In all the commentary about the government shutdown and the impending breaching of the debt ceiling, no one has yet noted that we are witnessing a clash of metaphysics. Andrew Sullivan calls it a “cognitive abyss:”
“That’s where we are. We cannot agree upon basic empirical fact in order to have a conversation, let alone a negotiation.”
The parties do not agree about the likely results (or the evidence to date) of Obamacare, the scientific evidence (or the motivations of scientists) concerning climate change, or the dangers to the economy represented by not increasing the nation’s debt ceiling.
Last fall there were similar debates over the presidential election (cf. ‘unskewed polls’). At the time, many observers thought that the election itself would at last provide a baseline reality check. We would finally “see the fever break.” Even Obama said as much. But what was taken as dis-confirming evidence by the one side was read as confirming evidence by the other. The election results which showed a clear Obama victory for some were seen by others as the result of voter fraud, or the deviousness of ACORN, or evidence of the pathology of the lower classes (the 47%) now utterly dependent on the Democrats.

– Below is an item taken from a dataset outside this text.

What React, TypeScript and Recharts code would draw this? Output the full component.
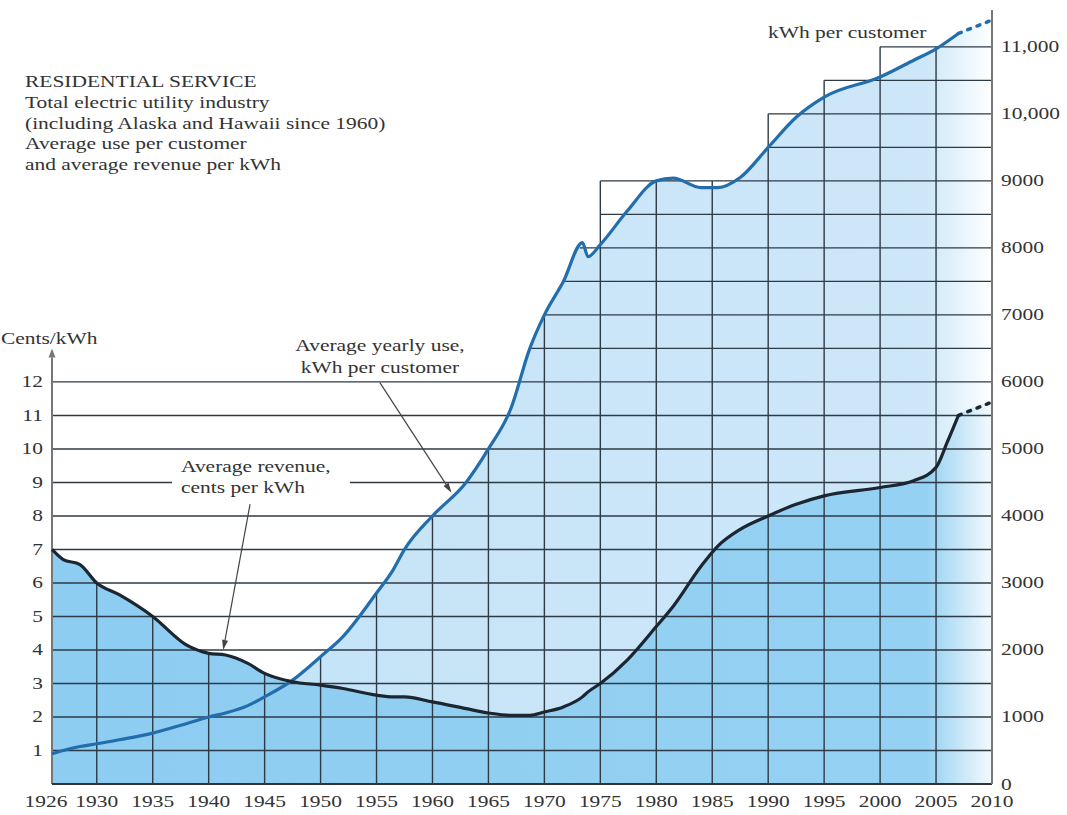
import { ComposedChart, Area, Line, XAxis, YAxis, ReferenceLine } from 'recharts'

// sample years (fractions where the curves bend sharply)
const years = [
  1926, 1927, 1928.5, 1930, 1932, 1935, 1938, 1940, 1941.5, 1943.5, 1945, 1947.5, 1950, 1952,
  1955, 1956.5, 1957.5, 1960, 1963, 1965, 1967, 1968.7, 1970, 1971.7, 1973.4, 1973.9, 1975,
  1977.4, 1980, 1981.5, 1984, 1985.5, 1987.5, 1990, 1992.5, 1995, 2000, 2003, 2005, 2006, 2007,
  2010,
]
const kwhPerCustomer = [
  450, 500, 560, 600, 660, 760, 900, 1000, 1060, 1170, 1300, 1550, 1900, 2200,
  2850, 3200, 3500, 4000, 4500, 5000, 5600, 6500, 7000, 7500, 8080, 7870, 8050,
  8550, 9000, 9040, 8900, 8900, 9050, 9500, 9950, 10250, 10550, 10800, 10970, 11080, 11200,
  11400,
]
const centsPerKwh = [
  7.0, 6.7, 6.55, 6.0, 5.65, 5.0, 4.15, 3.9, 3.85, 3.6, 3.3, 3.05, 2.95, 2.85,
  2.65, 2.6, 2.6, 2.45, 2.25, 2.12, 2.05, 2.05, 2.15, 2.3, 2.6, 2.75, 3.0,
  3.7, 4.7, 5.3, 6.5, 7.1, 7.6, 8.0, 8.35, 8.6, 8.85, 9.05, 9.45, 10.2, 11.0,
  11.4,
]
const projectedFrom = 2007

const yearTicks = [1926, 1930, 1935, 1940, 1945, 1950, 1955, 1960, 1965, 1970, 1975, 1980, 1985, 1990, 1995, 2000, 2005, 2010]
const centsTicks = [1, 2, 3, 4, 5, 6, 7, 8, 9, 10, 11, 12]
const kwhTicks = [0, 1000, 2000, 3000, 4000, 5000, 6000, 7000, 8000, 9000, 10000, 11000]

// grid: 5-year columns, stepped tops from 1975 on
const gridYears = [1930, 1935, 1940, 1945, 1950, 1955, 1960, 1965, 1970, 1975, 1980, 1985, 1990, 1995, 2000, 2005]
const stepYears = [1975, 1980, 1985, 1990, 1995, 2000, 2005]
const stepTops = [9000, 9000, 9000, 10000, 10500, 11000, 11000]
const gridLevels = Array.from({ length: 22 }, (_, i) => (i + 1) * 500)

const KWH_MAX = 11550
const KWH_PER_CENT = 500
const CENTS_MAX = KWH_MAX / KWH_PER_CENT
const FULL_WIDTH_LEVEL = 6000

const data = years.map((year, i) => ({
  year,
  kwhFill: kwhPerCustomer[i],
  centsFill: centsPerKwh[i],
  kwh: year <= projectedFrom ? kwhPerCustomer[i] : null,
  kwhTail: year >= projectedFrom ? kwhPerCustomer[i] : null,
  cents: year <= projectedFrom ? centsPerKwh[i] : null,
  centsTail: year >= projectedFrom ? centsPerKwh[i] : null,
}))

function interp(xs: number[], ys: number[], x: number) {
  for (let i = 1; i < xs.length; i++) {
    if (x <= xs[i]) return ys[i - 1] + ((x - xs[i - 1]) / (xs[i] - xs[i - 1])) * (ys[i] - ys[i - 1])
  }
  return ys[ys.length - 1]
}

function crossing(level: number) {
  for (let i = 1; i < years.length; i++) {
    if (kwhPerCustomer[i] >= level) {
      const a = kwhPerCustomer[i - 1]
      const b = kwhPerCustomer[i]
      return years[i - 1] + ((level - a) / (b - a)) * (years[i] - years[i - 1])
    }
  }
  return 2010
}

function verticalTop(year: number) {
  const i = stepYears.indexOf(year)
  if (i >= 0) return Math.max(stepTops[i], i > 0 ? stepTops[i - 1] : 0)
  return Math.max(interp(years, kwhPerCustomer, year), interp(years, centsPerKwh, year) * KWH_PER_CENT)
}

function levelStart(level: number) {
  if (level <= FULL_WIDTH_LEVEL) return 1926
  const c = crossing(level)
  if (c < stepYears[0]) return c
  return stepYears[stepTops.findIndex((t) => t >= level)]
}

const FONT = '"Liberation Serif", "Times New Roman", serif'
const STRETCH = 1.3
const TEXT = '#333'
const GRID = '#2e3a46'

function StretchText({ x, y, anchor, text }: { x: number; y: number; anchor: string; text: string }) {
  return (
    <text
      transform={`translate(${x},${y}) scale(${STRETCH},1)`}
      textAnchor={anchor as any}
      fontFamily={FONT}
      fontSize={16.5}
      fill={TEXT}
    >
      {text}
    </text>
  )
}

const fmtKwh = (v: number) => (v >= 10000 ? v.toLocaleString('en-US') : String(v))

function arrowShape(color: string, width: number, len: number, half: number) {
  return (p: any) => {
    const { x1, y1, x2, y2 } = p
    const a = Math.atan2(y2 - y1, x2 - x1)
    const bx = x2 - len * Math.cos(a)
    const by = y2 - len * Math.sin(a)
    const sx = half * Math.sin(a)
    const sy = half * Math.cos(a)
    return (
      <g>
        <line x1={x1} y1={y1} x2={bx} y2={by} stroke={color} strokeWidth={width} />
        <polygon points={`${x2},${y2} ${bx + sx},${by - sy} ${bx - sx},${by + sy}`} fill={color} />
      </g>
    )
  }
}

const textBlock = {
  position: 'absolute' as const,
  fontFamily: FONT,
  fontSize: 16.5,
  color: TEXT,
  whiteSpace: 'nowrap' as const,
}

function App() {
  return (
    <div style={{ position: 'absolute', left: 0, top: 0, width: 1067, height: 815, background: '#fff', overflow: 'hidden' }}>
      <ComposedChart width={1067} height={815} data={data} margin={{ top: 10, right: 0, bottom: 0, left: 0 }}>
        <defs>
          <linearGradient id="useFill" x1="0" y1="0" x2="1" y2="0">
            <stop offset="0%" stopColor="#c2e2f6" />
            <stop offset="60%" stopColor="#cae6f8" />
            <stop offset="93%" stopColor="#cde7f8" />
            <stop offset="100%" stopColor="#ffffff" />
          </linearGradient>
          <linearGradient id="centsFill" x1="0" y1="0" x2="1" y2="0">
            <stop offset="0%" stopColor="#8dcdf1" />
            <stop offset="93%" stopColor="#95d1f2" />
            <stop offset="100%" stopColor="#f4fafe" />
          </linearGradient>
        </defs>
        <XAxis
          type="number"
          dataKey="year"
          domain={[1926, 2010]}
          ticks={yearTicks}
          interval={0}
          height={31}
          tickSize={6}
          tickMargin={2}
          tickLine={false}
          axisLine={{ stroke: '#333', strokeWidth: 2 }}
          tick={(p: any) => (
            <StretchText
              x={p.payload.value === yearTicks[0] ? p.x - 6 : p.x}
              y={p.y + 15}
              anchor="middle"
              text={String(p.payload.value)}
            />
          )}
        />
        <YAxis
          yAxisId="c"
          type="number"
          domain={[0, CENTS_MAX]}
          ticks={centsTicks}
          interval={0}
          width={52}
          tickSize={6}
          tickMargin={2}
          tickLine={false}
          axisLine={false}
          tick={(p: any) => <StretchText x={p.x - 1} y={p.y + 5.5} anchor="end" text={String(p.payload.value)} />}
        />
        <YAxis
          yAxisId="k"
          orientation="right"
          type="number"
          domain={[0, KWH_MAX]}
          ticks={kwhTicks}
          interval={0}
          width={75}
          tickSize={6}
          tickMargin={2}
          tickLine={false}
          axisLine={{ stroke: '#777', strokeWidth: 2 }}
          tick={(p: any) => <StretchText x={p.x + 1} y={p.y + 5.5} anchor="start" text={fmtKwh(p.payload.value)} />}
        />

        <Area
          yAxisId="k"
          type="monotone"
          dataKey="kwhFill"
          stroke="none"
          fill="url(#useFill)"
          fillOpacity={1}
          isAnimationActive={false}
          activeDot={false}
        />
        <Area
          yAxisId="c"
          type="monotone"
          dataKey="centsFill"
          stroke="none"
          fill="url(#centsFill)"
          fillOpacity={1}
          isAnimationActive={false}
          activeDot={false}
        />

        {gridLevels.map((level) => (
          <ReferenceLine
            key={`h${level}`}
            yAxisId="k"
            segment={[
              { x: levelStart(level), y: level },
              { x: 2010, y: level },
            ]}
            stroke={GRID}
            strokeWidth={1.4}
          />
        ))}
        {gridYears.map((yr) => (
          <ReferenceLine
            key={`v${yr}`}
            yAxisId="k"
            segment={[
              { x: yr, y: 0 },
              { x: yr, y: verticalTop(yr) },
            ]}
            stroke={GRID}
            strokeWidth={1.4}
          />
        ))}

        <ReferenceLine
          yAxisId="c"
          segment={[
            { x: 1926, y: 0 },
            { x: 1926, y: 13 },
          ]}
          shape={arrowShape('#777', 2, 9, 3.5)}
        />
        <ReferenceLine
          yAxisId="k"
          segment={[
            { x: 1955.3, y: 5990 },
            { x: 1961.7, y: 4345 },
          ]}
          shape={arrowShape('#444', 1.2, 10, 3)}
        />
        <ReferenceLine
          yAxisId="c"
          segment={[
            { x: 1943.7, y: 8.35 },
            { x: 1941.3, y: 4.0 },
          ]}
          shape={arrowShape('#444', 1.2, 10, 3)}
        />

        <Line
          yAxisId="k"
          type="monotone"
          dataKey="kwh"
          stroke="#226ead"
          strokeWidth={3.2}
          dot={false}
          activeDot={false}
          isAnimationActive={false}
        />
        <Line
          yAxisId="k"
          type="monotone"
          dataKey="kwhTail"
          stroke="#226ead"
          strokeWidth={3.5}
          strokeDasharray="3 7"
          strokeLinecap="round"
          connectNulls
          dot={false}
          activeDot={false}
          isAnimationActive={false}
        />
        <Line
          yAxisId="c"
          type="monotone"
          dataKey="cents"
          stroke="#1b2631"
          strokeWidth={3.2}
          dot={false}
          activeDot={false}
          isAnimationActive={false}
        />
        <Line
          yAxisId="c"
          type="monotone"
          dataKey="centsTail"
          stroke="#1b2631"
          strokeWidth={3.5}
          strokeDasharray="3 7"
          strokeLinecap="round"
          connectNulls
          dot={false}
          activeDot={false}
          isAnimationActive={false}
        />
      </ComposedChart>

      <div style={{ ...textBlock, left: 25, top: 72, lineHeight: '20.8px', transform: `scaleX(${STRETCH})`, transformOrigin: 'left top' }}>
        <div>RESIDENTIAL SERVICE</div>
        <div>Total electric utility industry</div>
        <div>(including Alaska and Hawaii since 1960)</div>
        <div>Average use per customer</div>
        <div>and average revenue per kWh</div>
      </div>

      <div style={{ ...textBlock, left: 1, top: 329, lineHeight: '20.8px', transform: `scaleX(${STRETCH})`, transformOrigin: 'left top' }}>
        Cents/kWh
      </div>

      <div style={{ ...textBlock, left: 768, top: 23, lineHeight: '20.8px', transform: `scaleX(${STRETCH})`, transformOrigin: 'left top' }}>
        kWh per customer
      </div>

      <div style={{ ...textBlock, left: 230, width: 300, top: 334.5, lineHeight: '22px', textAlign: 'center', transform: `scaleX(${STRETCH})`, transformOrigin: 'center top' }}>
        <div>Average yearly use,</div>
        <div>kWh per customer</div>
      </div>

      <div style={{ position: 'absolute', left: 172, top: 456, width: 178, height: 42, background: '#fff' }} />
      <div style={{ ...textBlock, left: 181, top: 456, lineHeight: '21px', transform: `scaleX(${STRETCH})`, transformOrigin: 'left top' }}>
        <div>Average revenue,</div>
        <div>cents per kWh</div>
      </div>
    </div>
  )
}

export default App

While there is an element of crazy here, Sullivan is too quick to label the Right pathological. There is a real difference in outlook that undergirds the bipolar world that we have fallen into. The deeper causes of this may lie in globalization, technological advance, differential economic pathways (‘winners and losers’), and the development of cable news. But the result is the existence of two vastly different ways of interpreting our common political reality. And it is hard to imagine a scenario where we heal this breach.